# how to trap raccoons in the winter



## JD252438

i am just getting started in the sport of trapping and know very few sets. I have #1 coil springs, #1.5 coil springs, 160 and 220 conibears. we have property on a river. The river freezes over in places. and there is 40 acres of swampy woods also. I dont know if i should try to make bucket sets, pocket sets or dirt hole sets for the *****. Im going to be able to trap from dec. 26th to jan. 1 i know it is a short time period but i have to go to school after new years weekend. And i wont be able to make it up north until christmas. Thankyou for the help


----------



## iLiveInTrees

My experience with ***** are, get at them fast and furious while the weather is still decent. I've had out 10 220 conibear boxes for the past 3 weeks. Caught 18 in the first couple of weeks, then I caught 8 last week, and nothing so far this week.

I've caught them in the dead of winter, just on "nice" winter days (sunny, warm (30 degrees & above)) but not too many.

If anyone knows when they come out, I'd like to hear it, because I pretty much give it up when the weather gets like it is now.


----------



## Joe R.

They come out all winter long. I've caught **** when the low for the night lows were -5, and the highs never got into the teens. You just have to be close to where they are denning. They don't stay in the hole all winter like most believe.

Joe


----------



## muskrat

I have been watching the 10 day forecast. The area I trap is quite the distance so right now I have no sets out. Wished I would have gotten out last week before the cold set in. I would probably still be going after them if I was a lot closer to the trapping land. Now I am checking the forecast for a slight warm up during the day and not so cold at night. Next Thursday and Friday High around 35 and low around 28. If everything works out will have sets out there for ****. Only one way to find out.
Matt


----------



## Axle Saturday

Weather Weather Weather, Watch the forecast as already suggested and trap accordingly. If I see that on days 1-5 are pretty cold (low of 20) with a warm up on 6-9, I know what days there gonna move. It all depends on where you live and the location where the ***** live. So on day 4, I might get my traps out and ready for the warm up.
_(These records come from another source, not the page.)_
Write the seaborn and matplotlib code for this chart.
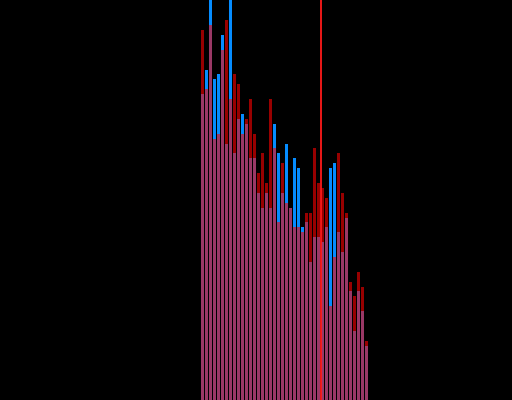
import numpy as np
import pandas as pd
import seaborn as sns
import matplotlib
matplotlib.use("Agg")
import matplotlib.pyplot as plt

# bin left edges (unit-width bins)
bin_start = 50
blue_counts = [62, 67, 84, 65, 66, 74, 52, 85, 50, 57, 58, 56, 49, 49, 42, 39, 42, 39, 56, 50, 42,
               52, 39, 49, 47, 35, 36, 28, 33, 33, 32, 35, 47, 48, 34, 30, 37, 22, 14, 22, 18, 11]
red_counts = [75, 63, 76, 53, 54, 71, 77, 61, 66, 64, 54, 57, 61, 54, 46, 50, 44, 61, 51, 36, 48,
              40, 39, 35, 35, 34, 38, 38, 51, 44, 43, 41, 19, 29, 50, 42, 38, 24, 21, 26, 23, 12]
marker_x = 80

n = len(blue_counts)
centers = bin_start + np.arange(n) + 0.5

df = pd.DataFrame({"x": centers, "blue": blue_counts, "red": red_counts})

fig = plt.figure(figsize=(5.12, 4.0), dpi=100, facecolor="black")
ax = fig.add_axes([0, 0, 1, 1])
ax.set_facecolor("black")

sns.histplot(data=df, x="x", weights="blue", bins=n, binrange=(bin_start, bin_start + n),
             shrink=0.75, color="#058cff", alpha=1.0, linewidth=0, ax=ax)
sns.histplot(data=df, x="x", weights="red", bins=n, binrange=(bin_start, bin_start + n),
             shrink=0.75, color="#ff0000", alpha=0.6, linewidth=0, ax=ax)
ax.axvline(marker_x, color="#ff1a1a", lw=1.3)

ax.set_xlim(-0.125, 127.875)
ax.set_ylim(0, 81.1)
ax.set_xlabel("")
ax.set_ylabel("")
ax.set_xticks([])
ax.set_yticks([])
for s in ax.spines.values():
    s.set_visible(False)

fig.savefig("out.png", dpi=100, facecolor="black")
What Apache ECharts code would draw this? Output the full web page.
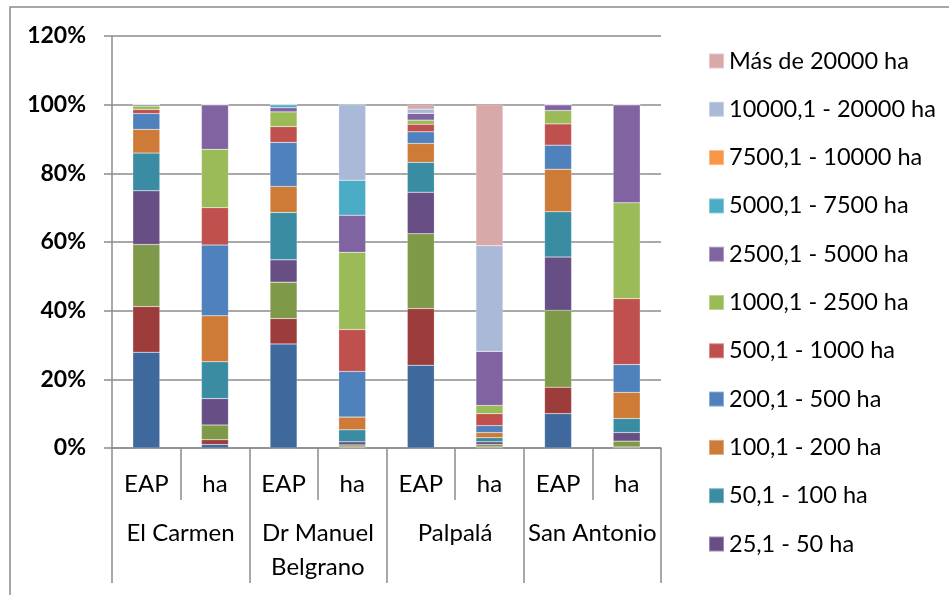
<!DOCTYPE html>
<html>
<head>
<meta charset="utf-8">
<script src="https://cdn.jsdelivr.net/npm/echarts@6/dist/echarts.min.js"></script>
<style>
html,body{margin:0;padding:0;background:#fff;}
#chart{width:949px;height:595px;}
</style>
</head>
<body>
<div id="chart"></div>
<script>
const categories = ['EAP','ha','EAP','ha','EAP','ha','EAP','ha'];
const groups = ['El Carmen','Dr Manuel\nBelgrano','Palpalá','San Antonio'];
const yTicks = [0, 20, 40, 60, 80, 100, 120];

const seriesNames = [
  'Hasta 5 ha','5,1 - 10 ha','10,1 - 25 ha','25,1 - 50 ha','50,1 - 100 ha',
  '100,1 - 200 ha','200,1 - 500 ha','500,1 - 1000 ha','1000,1 - 2500 ha',
  '2500,1 - 5000 ha','5000,1 - 7500 ha','7500,1 - 10000 ha',
  '10000,1 - 20000 ha','Más de 20000 ha'
];

const hasta5      = [27.9, 1.0, 30.3, 0.1, 24.1, 0.1, 10.0, 0.1];
const s5a10       = [13.3, 1.4,  7.4, 0.2, 16.5, 0.2,  7.7, 0.2];
const s10a25      = [18.1, 4.3, 10.6, 0.6, 21.8, 0.7, 22.4, 1.7];
const s25a50      = [15.6, 7.7,  6.5, 0.9, 12.1, 0.8, 15.5, 2.5];
const s50a100     = [11.0,10.7, 13.8, 3.5,  8.7, 1.2, 13.2, 4.1];
const s100a200    = [ 6.9,13.4,  7.6, 3.7,  5.5, 1.5, 12.4, 7.6];
const s200a500    = [ 4.6,20.6, 12.8,13.3,  3.4, 2.0,  7.0, 8.1];
const s500a1000   = [ 1.2,10.9,  4.6,12.2,  2.2, 3.5,  6.2,19.2];
const s1000a2500  = [ 1.0,17.0,  4.3,22.5,  1.2, 2.4,  3.9,27.9];
const s2500a5000  = [ 0.4,13.0,  1.2,10.8,  2.0,15.8,  1.7,28.6];
const s5000a7500  = [ 0.0, 0.0,  0.9,10.2,  0.0, 0.0,  0.0, 0.0];
const s7500a10000 = [ 0.0, 0.0,  0.0, 0.0,  0.0, 0.0,  0.0, 0.0];
const s10000a20000= [ 0.0, 0.0,  0.0,22.0,  1.2,30.7,  0.0, 0.0];
const mas20000    = [ 0.0, 0.0,  0.0, 0.0,  1.3,41.1,  0.0, 0.0];

const seriesValues = [hasta5, s5a10, s10a25, s25a50, s50a100, s100a200, s200a500,
  s500a1000, s1000a2500, s2500a5000, s5000a7500, s7500a10000, s10000a20000, mas20000];

const colors = ['#3F699C','#9C3D3B','#7E9A48','#674F85','#3A8CA3','#CD7B37',
  '#4F81BD','#C0504D','#9BBB59','#8064A2','#4BACC6','#F79646','#AAB9D8','#D9A9AA'];

const legendNames = seriesNames.slice(3).reverse();

const gray = '#8c8c8c';
const font = 'Lato';

const chart = echarts.init(document.getElementById('chart'));
chart.setOption({
  animation: false,
  textStyle: { fontFamily: font },
  color: colors,
  graphic: [{
    type: 'rect',
    shape: { x: 10, y: 7, width: 1000, height: 1000 },
    style: { fill: 'none', stroke: '#8a8a8a', lineWidth: 1.5 },
    silent: true
  }],
  grid: { left: 112, right: 288, top: 36, bottom: 147, containLabel: false },
  legend: {
    data: legendNames,
    orient: 'vertical',
    left: 703,
    top: 44,
    itemWidth: 15,
    itemHeight: 15,
    itemGap: 24.3,
    icon: 'rect',
    textStyle: { fontFamily: font, fontSize: 23.5, color: '#000', lineHeight: 24 },
    selectedMode: false
  },
  xAxis: [{
    type: 'category',
    data: categories,
    position: 'bottom',
    axisLine: { show: true, lineStyle: { color: gray, width: 1.5 } },
    axisTick: { show: true, interval: 0, length: 52, lineStyle: { color: gray, width: 1.5 } },
    axisLabel: { interval: 0, margin: 24, fontSize: 24, color: '#000', fontFamily: font }
  }, {
    type: 'category',
    data: groups,
    position: 'bottom',
    offset: 0,
    axisLine: { show: false },
    axisTick: { show: true, interval: 0, length: 135, lineStyle: { color: gray, width: 1.5 } },
    axisLabel: { interval: 0, margin: 68, fontSize: 24, lineHeight: 34, color: '#000', fontFamily: font }
  }],
  yAxis: {
    type: 'value',
    min: yTicks[0],
    max: yTicks[yTicks.length - 1],
    interval: 20,
    axisLine: { show: true, lineStyle: { color: gray, width: 1.5 } },
    axisTick: { show: true, length: 8, lineStyle: { color: gray, width: 1.5 } },
    axisLabel: { formatter: '{value}%', margin: 26, fontSize: 23, fontWeight: 'bold', color: '#000', fontFamily: font },
    splitLine: { show: true, lineStyle: { color: gray, width: 1.5 } }
  },
  series: seriesNames.map((name, i) => ({
    name: name,
    type: 'bar',
    stack: 'total',
    xAxisIndex: 0,
    barWidth: 27,
    data: seriesValues[i],
    itemStyle: { color: colors[i], borderColor: 'rgba(255,255,255,0.35)', borderWidth: 0.5 }
  }))
});
</script>
</body>
</html>
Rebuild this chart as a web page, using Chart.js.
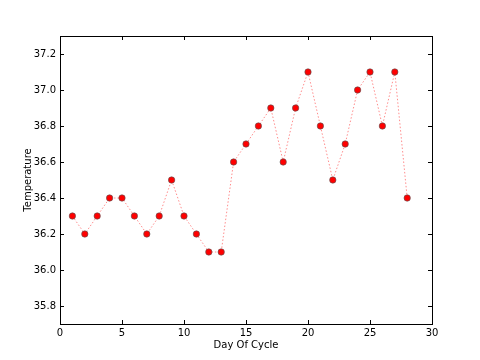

Another suggestion is find where their denning at. This to me is the tricky part because they shift denning sites alot. This time of year there food is fairly limited. For instance, Im in Mid-Michigan. The corn is all chisel plowed, berries are gone and alot of the water is Iced over. I like to look for ood size drainage Ditches and Trap right at the Culvert, where the water dosnt freeze up as much. So, Knowing that they dont travel far from there dens, find the closest food source. Which in your case would probably be the river. If you got open water, that is the best place to start. You can either, bait the bucket or make a PVC set.


----------



## Trapper B

JD
If i only had christmas break to trap in the area you are trapping, i would set the marsh with your coni's look for bubbles under the ice coming out of the bank. Second, go with pvc sets on the river where you have some open water this way you can target both ***** and mink!

Good Luck!


----------



## JD252438

how would i make one of these pvc sets. And does anyone know of a bait i can or lure i can use to not catch cat. These are not pet cats but they are feral cats but my grandma feeds them on her back porch and likes to watch them. they travel a long distance to the river which is about a mile away from my grandmas house and know they are there because i seen them catching crayfish at a bridge about 3 miles downriver from where i will be trapping. I heard that marshmellow are good **** bait but i dont know if they will work good during winter. If there are any other things i should use to avoid cats please tell me.


----------



## Trapper B

JD
I will take a pic tomorrow when I check my traps. To explain the PVC set i took a 1 1/2 inch pvc pipe cut it into about 18inch pieces then i stick it in the side of the bank so it is hanging over the water. I then put a #1 duke set in the water just in front of the pipe. stuff some leaves or grass in the end then your bait of choice and then some more grass. Pack it tight so the critter has to work at it and increase your catch chances

Pic from todys PVC set


----------



## fasthunter

From my limited experience I've noticed they move alot more on warmer winter days as well. However, like someone else said you can catch em on a super cold day as well. They just don't move as much on those days.


----------